Удивительно ли, что в октябре 1917 года Зимний дворец штурмовался дважды. Буквально на следующий день после организованного большевиками всемирно известного штурма по Петрограду поползли слухи, что комиссары собираются слить в Неву вино, хранившееся в подвалах Зимнего. Через несколько дней под лозунгом: «Допьем романовские остатки!» начался так называемый «Второй штурм Зимнего». Вот анекдот, который появился много позже описываемых событий, но который, как нам кажется, достаточно точно объясняет характер причинно-следственных связей, приведших к октябрьскому перевороту, как это понималось в народе: «Алло, Смольный?» — «Да». — «У вас пиво есть?» — «Нет». — «А где есть?» — «В Зимнем». — «Ура-а-а-а!».
С тех пор связь похмельного синдрома с октябрьским переворотом в фольклоре прослеживается постоянно. От уверенности в том, что «От многого было бы избавление, если бы в апреле 1917 года Ильич был таков, что не смог бы влезть на броневик», до магазинов «В разлив к Ленину» и водки с портретом вождя на этикетке и названием: «Ленин в Разливе».
Одна из самых распространенных ленинградских поговорок 1960–1970-х годов: «В Ленинграде всегда дует, а выпить негде». Привычный маршрут многих ленинградских алкоголиков начинался в «Голубых Дунаях» — дощатых пивных павильонах, выкрашенных в голубой цвет, в которых было сравнительно тепло, «как в Ташкенте», и о которых говорили: «Лучше маленький Ташкент, чем большая пайка», а заканчивался в Лечебно-трудовом профилактории в городе Пушкине, где принудительно пытались лечить алкоголиков. Их лозунгом стала пушкинская строчка: «Нам целый мир чужбина, / Отечество нам Царское Село».

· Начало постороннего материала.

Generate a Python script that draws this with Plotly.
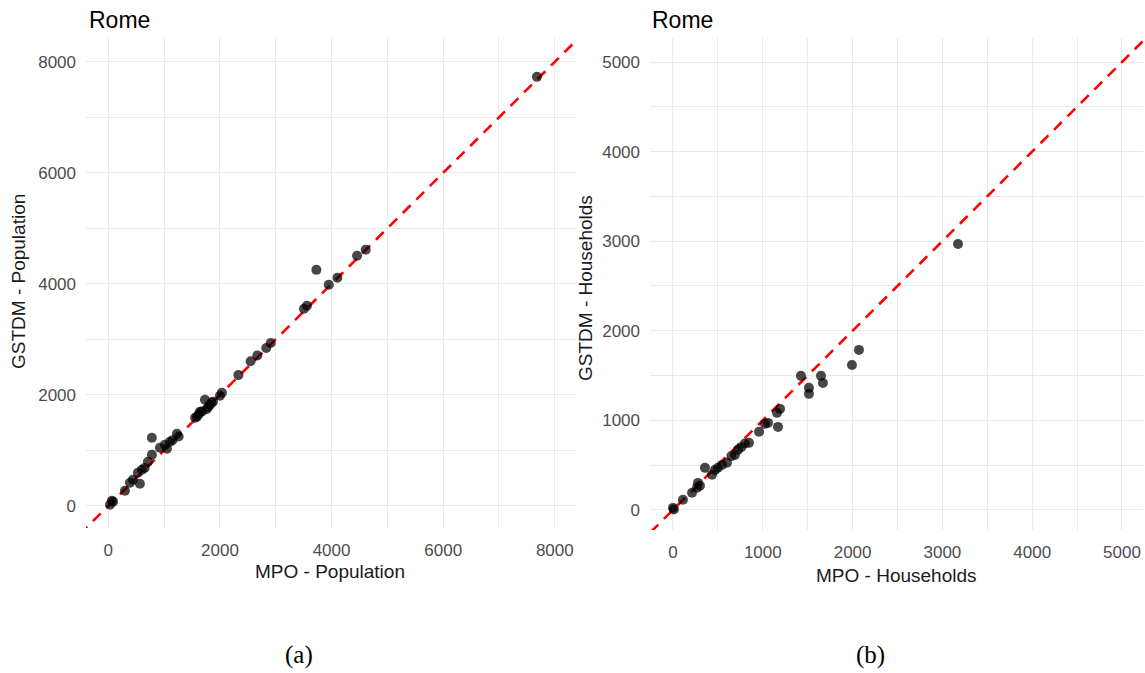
import plotly.graph_objects as go

# ---------------- data ----------------
pop_mpo = [30, 64, 85, 298, 387, 441, 530, 566, 602, 650, 710, 781, 780, 925, 1014,
           1050, 1104, 1150, 1229, 1260, 1555, 1588, 1620, 1642, 1680, 1731, 1760,
           1790, 1820, 1850, 1875, 2000, 2036, 2330, 2550, 2670, 2830, 2910, 3505,
           3559, 3728, 3950, 4105, 4457, 4612, 7681]
pop_gstdm = [18, 90, 72, 270, 414, 468, 595, 396, 649, 680, 793, 919, 1225, 1045, 1099,
             1030, 1153, 1180, 1297, 1250, 1586, 1604, 1650, 1694, 1700, 1910, 1740,
             1780, 1820, 1860, 1874, 1982, 2036, 2355, 2605, 2710, 2845, 2935, 3550,
             3604, 4252, 3982, 4110, 4505, 4613, 7730]

hh_mpo = [0, 10, 111, 212, 267, 278, 300, 356, 434, 468, 500, 546, 601, 650, 690,
          724, 760, 800, 846, 958, 1024, 1058, 1158, 1169, 1192, 1425, 1514, 1514,
          1648, 1670, 1993, 2071, 3174]
hh_gstdm = [22, 5, 112, 190, 246, 301, 270, 469, 391, 446, 470, 502, 525, 600, 614,
            670, 700, 740, 748, 871, 960, 971, 1083, 926, 1127, 1496, 1362, 1295,
            1496, 1417, 1618, 1786, 2969]

pop_ticks = [0, 2000, 4000, 6000, 8000]
hh_ticks = [0, 1000, 2000, 3000, 4000, 5000]

titles = ["Rome", "Rome"]
x_titles = ["MPO - Population", "MPO - Households"]
y_titles = ["GSTDM - Population", "GSTDM - Households"]
captions = ["(a)", "(b)"]

# ---------------- figure ----------------
W, H = 1145, 673
fig = go.Figure()

marker = dict(color="rgba(0,0,0,0.72)", size=10, line=dict(width=0))
dash_line = dict(color="#ff0000", width=2.6, dash="11px,8px")

fig.add_trace(go.Scatter(x=[-1000, 10000], y=[-1000, 10000], mode="lines",
                         line=dash_line, xaxis="x", yaxis="y", hoverinfo="skip"))
fig.add_trace(go.Scatter(x=pop_mpo, y=pop_gstdm, mode="markers", marker=marker,
                         xaxis="x", yaxis="y"))
fig.add_trace(go.Scatter(x=[-1000, 10000], y=[-1000, 10000], mode="lines",
                         line=dash_line, xaxis="x2", yaxis="y2", hoverinfo="skip"))
fig.add_trace(go.Scatter(x=hh_mpo, y=hh_gstdm, mode="markers", marker=marker,
                         xaxis="x2", yaxis="y2"))

grid = "#e9e9e9"
tickfont = dict(family="Liberation Sans, Arial, sans-serif", size=17, color="#4d4d4d")

def px_x(p):
    return p / W

def px_y(p):
    return 1 - p / H

a_left, a_right, top, a_bottom = 86, 576, 38, 528
b_left, b_right, b_bottom = 650, 1143, 530

common = dict(showline=False, zeroline=False, showgrid=True, gridcolor=grid, gridwidth=1.2,
              tickfont=tickfont, ticks="", fixedrange=True)

fig.update_layout(
    width=W, height=H,
    margin=dict(l=0, r=0, t=0, b=0),
    paper_bgcolor="white", plot_bgcolor="white",
    showlegend=False,
    xaxis=dict(domain=[px_x(a_left), px_x(a_right)], range=[-400, 8380],
               tickvals=pop_ticks, anchor="y",
               minor=dict(dtick=1000, tick0=0, showgrid=True, gridcolor=grid, gridwidth=1.2),
               ticklabelstandoff=10, **common),
    yaxis=dict(domain=[px_y(a_bottom), px_y(top)], range=[-400, 8430],
               tickvals=pop_ticks, anchor="x",
               minor=dict(dtick=1000, tick0=0, showgrid=True, gridcolor=grid, gridwidth=1.2),
               ticklabelstandoff=9, **common),
    xaxis2=dict(domain=[px_x(b_left), px_x(b_right)], range=[-256, 5234],
                tickvals=hh_ticks, anchor="y2",
                minor=dict(dtick=500, tick0=0, showgrid=True, gridcolor=grid, gridwidth=1.2),
                ticklabelstandoff=10, **common),
    yaxis2=dict(domain=[px_y(b_bottom), px_y(top)], range=[-225, 5268],
                tickvals=hh_ticks, anchor="x2",
                minor=dict(dtick=500, tick0=0, showgrid=True, gridcolor=grid, gridwidth=1.2),
                ticklabelstandoff=9, **common),
)

title_font = dict(family="Liberation Sans, Arial, sans-serif", size=23, color="#000000")
axis_font = dict(family="Liberation Sans, Arial, sans-serif", size=19, color="#1a1a1a")
cap_font = dict(family="Liberation Serif, Times New Roman, serif", size=25, color="#000000")

anns = []
for i, (tx, cx_x, cx_y, ty_x, ty_y, cap_x) in enumerate([
        (87, 330, 571, 18, 282, 299),
        (650, 896, 575, 585, 288, 870)]):
    anns.append(dict(text=titles[i], x=px_x(tx), y=px_y(20), xref="paper", yref="paper",
                     xanchor="left", yanchor="middle", showarrow=False, font=title_font))
    anns.append(dict(text=x_titles[i], x=px_x(cx_x), y=px_y(cx_y), xref="paper", yref="paper",
                     xanchor="center", yanchor="middle", showarrow=False, font=axis_font))
    anns.append(dict(text=y_titles[i], x=px_x(ty_x), y=px_y(ty_y), xref="paper", yref="paper",
                     xanchor="center", yanchor="middle", showarrow=False, font=axis_font,
                     textangle=-90))
    anns.append(dict(text=captions[i], x=px_x(cap_x), y=px_y(655), xref="paper", yref="paper",
                     xanchor="center", yanchor="middle", showarrow=False, font=cap_font))
fig.update_layout(annotations=anns)

fig.write_html("out.html")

Пили везде, где можно было отыскать что выпить. В фольклоре сохранились точные адреса таких спасительных точек. На Петроградской стороне водку можно было купить, что называется, из-под полы на бывшем «Козьем болоте» в районе современных Большой Пушкарской и Кронверкской улиц. Среди местных алкоголиков достать бутылку так и называлось: «Идти на Козье болото». Можно было сбегать к так называемым «Армянским бронепоездам», где из огромных железнодорожных цистерн с вином у разливочного завода «Арарат» на Полевой улице, 9 неофициально продавалась живительная кавказская влага. Можно было купить водку у «Неприкасаемых» — местных алкоголиков, которые ради заработка торговали очередями за дефицитом в галереях Гостиного двора. Но чаще всего поправить здоровье суррогатом спиртного, который в народе назывался «Павлуша», или «Напиток Павлова», можно было прямо на рабочем месте. Технического спирта на предприятиях и в учреждениях было достаточно. Сотрудники Всесоюзного научно-исследовательского института синтетического каучука (ВНИИСК) такой халявный божественный напиток называли: «Виски из ВНИИСКа».